__Problem__:
Exclude images, then output the remaining data verbatim.

__Available data__:
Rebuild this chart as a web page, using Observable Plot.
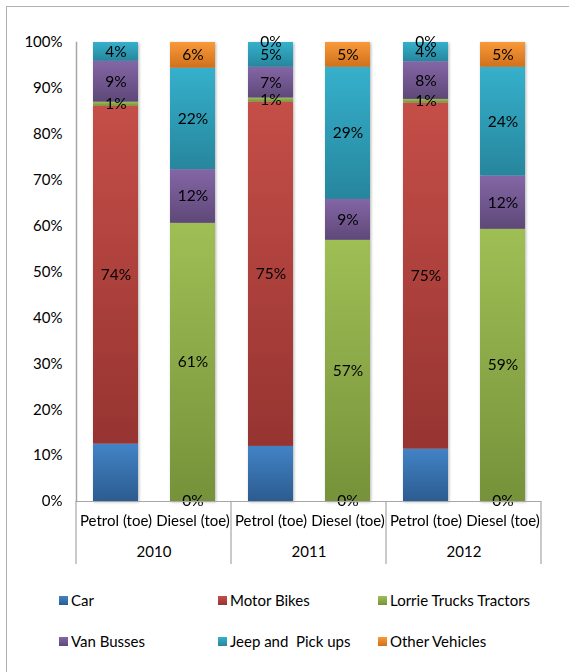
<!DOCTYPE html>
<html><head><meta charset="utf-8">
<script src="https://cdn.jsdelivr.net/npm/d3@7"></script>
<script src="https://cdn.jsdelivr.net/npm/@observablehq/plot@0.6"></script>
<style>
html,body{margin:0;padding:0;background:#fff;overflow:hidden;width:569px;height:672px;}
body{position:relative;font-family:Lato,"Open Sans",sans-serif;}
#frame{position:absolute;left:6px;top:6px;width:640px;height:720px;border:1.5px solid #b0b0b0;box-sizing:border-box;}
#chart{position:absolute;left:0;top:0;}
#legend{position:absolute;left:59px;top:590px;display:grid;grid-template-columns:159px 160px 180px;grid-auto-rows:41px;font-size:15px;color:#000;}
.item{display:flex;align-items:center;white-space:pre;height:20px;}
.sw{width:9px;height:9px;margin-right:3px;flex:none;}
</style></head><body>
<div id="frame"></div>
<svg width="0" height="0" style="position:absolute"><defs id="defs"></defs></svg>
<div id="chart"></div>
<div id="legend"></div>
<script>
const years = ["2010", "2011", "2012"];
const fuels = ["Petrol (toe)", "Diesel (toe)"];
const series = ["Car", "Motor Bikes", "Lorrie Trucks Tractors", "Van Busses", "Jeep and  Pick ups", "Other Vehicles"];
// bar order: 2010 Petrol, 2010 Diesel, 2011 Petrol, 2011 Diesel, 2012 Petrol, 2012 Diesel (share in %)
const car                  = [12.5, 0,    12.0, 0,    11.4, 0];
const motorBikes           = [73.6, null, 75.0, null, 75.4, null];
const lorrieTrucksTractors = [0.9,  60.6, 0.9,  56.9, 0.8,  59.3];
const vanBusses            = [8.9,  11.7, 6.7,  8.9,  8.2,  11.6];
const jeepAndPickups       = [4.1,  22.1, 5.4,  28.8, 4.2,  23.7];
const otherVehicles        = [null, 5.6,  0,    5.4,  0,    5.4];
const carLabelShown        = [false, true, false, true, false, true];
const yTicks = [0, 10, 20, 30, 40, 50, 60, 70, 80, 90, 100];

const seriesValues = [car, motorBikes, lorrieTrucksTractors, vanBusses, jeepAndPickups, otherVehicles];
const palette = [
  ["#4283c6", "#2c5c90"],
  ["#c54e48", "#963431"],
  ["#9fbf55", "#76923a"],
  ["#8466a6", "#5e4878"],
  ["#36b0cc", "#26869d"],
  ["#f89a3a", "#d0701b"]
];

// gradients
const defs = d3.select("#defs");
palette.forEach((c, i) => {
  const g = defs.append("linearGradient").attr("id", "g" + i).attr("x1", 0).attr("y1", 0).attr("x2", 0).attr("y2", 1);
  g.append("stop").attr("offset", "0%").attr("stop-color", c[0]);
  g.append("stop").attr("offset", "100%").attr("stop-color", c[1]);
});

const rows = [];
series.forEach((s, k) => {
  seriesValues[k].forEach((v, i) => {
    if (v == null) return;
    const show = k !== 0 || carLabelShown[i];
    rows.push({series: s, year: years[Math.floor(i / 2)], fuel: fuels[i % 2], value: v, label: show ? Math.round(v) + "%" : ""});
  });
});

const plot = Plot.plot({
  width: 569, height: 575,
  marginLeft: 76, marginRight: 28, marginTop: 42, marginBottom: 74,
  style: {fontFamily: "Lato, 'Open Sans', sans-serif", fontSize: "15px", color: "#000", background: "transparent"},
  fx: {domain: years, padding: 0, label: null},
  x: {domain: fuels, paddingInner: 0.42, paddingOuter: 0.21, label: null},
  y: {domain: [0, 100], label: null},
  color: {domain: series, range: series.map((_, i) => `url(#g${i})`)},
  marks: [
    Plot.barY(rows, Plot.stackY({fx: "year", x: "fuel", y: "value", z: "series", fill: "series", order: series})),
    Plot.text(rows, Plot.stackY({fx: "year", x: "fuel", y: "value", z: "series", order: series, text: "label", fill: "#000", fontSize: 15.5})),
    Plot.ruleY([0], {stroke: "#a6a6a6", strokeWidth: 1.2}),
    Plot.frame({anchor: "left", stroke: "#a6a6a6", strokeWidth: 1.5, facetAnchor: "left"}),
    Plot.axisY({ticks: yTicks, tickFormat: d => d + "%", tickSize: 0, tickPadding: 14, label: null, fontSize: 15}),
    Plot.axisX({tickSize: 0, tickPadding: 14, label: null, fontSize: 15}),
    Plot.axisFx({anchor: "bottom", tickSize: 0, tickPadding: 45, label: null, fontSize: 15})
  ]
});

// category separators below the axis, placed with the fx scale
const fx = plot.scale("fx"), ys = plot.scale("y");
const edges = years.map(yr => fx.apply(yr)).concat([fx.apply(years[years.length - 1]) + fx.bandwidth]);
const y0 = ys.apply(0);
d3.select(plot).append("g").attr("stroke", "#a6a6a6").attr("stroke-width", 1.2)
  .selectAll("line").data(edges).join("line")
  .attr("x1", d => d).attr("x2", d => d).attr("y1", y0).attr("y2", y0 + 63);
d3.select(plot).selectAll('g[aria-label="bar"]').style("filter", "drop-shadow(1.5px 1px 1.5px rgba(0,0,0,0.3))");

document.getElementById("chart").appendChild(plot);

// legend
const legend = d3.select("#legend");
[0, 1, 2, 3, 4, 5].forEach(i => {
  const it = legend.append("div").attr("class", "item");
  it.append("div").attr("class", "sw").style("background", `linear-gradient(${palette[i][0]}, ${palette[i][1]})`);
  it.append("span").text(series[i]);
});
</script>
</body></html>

__Finished exercise__:
Rebuild this chart as a web page, using Observable Plot.
<!DOCTYPE html>
<html><head><meta charset="utf-8">
<script src="https://cdn.jsdelivr.net/npm/d3@7"></script>
<script src="https://cdn.jsdelivr.net/npm/@observablehq/plot@0.6"></script>
<style>
html,body{margin:0;padding:0;background:#fff;overflow:hidden;width:569px;height:672px;}
body{position:relative;font-family:Lato,"Open Sans",sans-serif;}
#frame{position:absolute;left:6px;top:6px;width:640px;height:720px;border:1.5px solid #b0b0b0;box-sizing:border-box;}
#chart{position:absolute;left:0;top:0;}
#legend{position:absolute;left:59px;top:590px;display:grid;grid-template-columns:159px 160px 180px;grid-auto-rows:41px;font-size:15px;color:#000;}
.item{display:flex;align-items:center;white-space:pre;height:20px;}
.sw{width:9px;height:9px;margin-right:3px;flex:none;}
</style></head><body>
<div id="frame"></div>
<svg width="0" height="0" style="position:absolute"><defs id="defs"></defs></svg>
<div id="chart"></div>
<div id="legend"></div>
<script>
const years = ["2010", "2011", "2012"];
const fuels = ["Petrol (toe)", "Diesel (toe)"];
const series = ["Car", "Motor Bikes", "Lorrie Trucks Tractors", "Van Busses", "Jeep and  Pick ups", "Other Vehicles"];
// bar order: 2010 Petrol, 2010 Diesel, 2011 Petrol, 2011 Diesel, 2012 Petrol, 2012 Diesel (share in %)
const car                  = [12.5, 0,    12.0, 0,    11.4, 0];
const motorBikes           = [73.6, null, 75.0, null, 75.4, null];
const lorrieTrucksTractors = [0.9,  60.6, 0.9,  56.9, 0.8,  59.3];
const vanBusses            = [8.9,  11.7, 6.7,  8.9,  8.2,  11.6];
const jeepAndPickups       = [4.1,  22.1, 5.4,  28.8, 4.2,  23.7];
const otherVehicles        = [null, 5.6,  0,    5.4,  0,    5.4];
const carLabelShown        = [false, true, false, true, false, true];
const yTicks = [0, 10, 20, 30, 40, 50, 60, 70, 80, 90, 100];

const seriesValues = [car, motorBikes, lorrieTrucksTractors, vanBusses, jeepAndPickups, otherVehicles];
const palette = [
  ["#4283c6", "#2c5c90"],
  ["#c54e48", "#963431"],
  ["#9fbf55", "#76923a"],
  ["#8466a6", "#5e4878"],
  ["#36b0cc", "#26869d"],
  ["#f89a3a", "#d0701b"]
];

// gradients
const defs = d3.select("#defs");
palette.forEach((c, i) => {
  const g = defs.append("linearGradient").attr("id", "g" + i).attr("x1", 0).attr("y1", 0).attr("x2", 0).attr("y2", 1);
  g.append("stop").attr("offset", "0%").attr("stop-color", c[0]);
  g.append("stop").attr("offset", "100%").attr("stop-color", c[1]);
});

const rows = [];
series.forEach((s, k) => {
  seriesValues[k].forEach((v, i) => {
    if (v == null) return;
    const show = k !== 0 || carLabelShown[i];
    rows.push({series: s, year: years[Math.floor(i / 2)], fuel: fuels[i % 2], value: v, label: show ? Math.round(v) + "%" : ""});
  });
});

const plot = Plot.plot({
  width: 569, height: 575,
  marginLeft: 76, marginRight: 28, marginTop: 42, marginBottom: 74,
  style: {fontFamily: "Lato, 'Open Sans', sans-serif", fontSize: "15px", color: "#000", background: "transparent"},
  fx: {domain: years, padding: 0, label: null},
  x: {domain: fuels, paddingInner: 0.42, paddingOuter: 0.21, label: null},
  y: {domain: [0, 100], label: null},
  color: {domain: series, range: series.map((_, i) => `url(#g${i})`)},
  marks: [
    Plot.barY(rows, Plot.stackY({fx: "year", x: "fuel", y: "value", z: "series", fill: "series", order: series})),
    Plot.text(rows, Plot.stackY({fx: "year", x: "fuel", y: "value", z: "series", order: series, text: "label", fill: "#000", fontSize: 15.5})),
    Plot.ruleY([0], {stroke: "#a6a6a6", strokeWidth: 1.2}),
    Plot.frame({anchor: "left", stroke: "#a6a6a6", strokeWidth: 1.5, facetAnchor: "left"}),
    Plot.axisY({ticks: yTicks, tickFormat: d => d + "%", tickSize: 0, tickPadding: 14, label: null, fontSize: 15}),
    Plot.axisX({tickSize: 0, tickPadding: 14, label: null, fontSize: 15}),
    Plot.axisFx({anchor: "bottom", tickSize: 0, tickPadding: 45, label: null, fontSize: 15})
  ]
});

// category separators below the axis, placed with the fx scale
const fx = plot.scale("fx"), ys = plot.scale("y");
const edges = years.map(yr => fx.apply(yr)).concat([fx.apply(years[years.length - 1]) + fx.bandwidth]);
const y0 = ys.apply(0);
d3.select(plot).append("g").attr("stroke", "#a6a6a6").attr("stroke-width", 1.2)
  .selectAll("line").data(edges).join("line")
  .attr("x1", d => d).attr("x2", d => d).attr("y1", y0).attr("y2", y0 + 63);
d3.select(plot).selectAll('g[aria-label="bar"]').style("filter", "drop-shadow(1.5px 1px 1.5px rgba(0,0,0,0.3))");

document.getElementById("chart").appendChild(plot);

// legend
const legend = d3.select("#legend");
[0, 1, 2, 3, 4, 5].forEach(i => {
  const it = legend.append("div").attr("class", "item");
  it.append("div").attr("class", "sw").style("background", `linear-gradient(${palette[i][0]}, ${palette[i][1]})`);
  it.append("span").text(series[i]);
});
</script>
</body></html>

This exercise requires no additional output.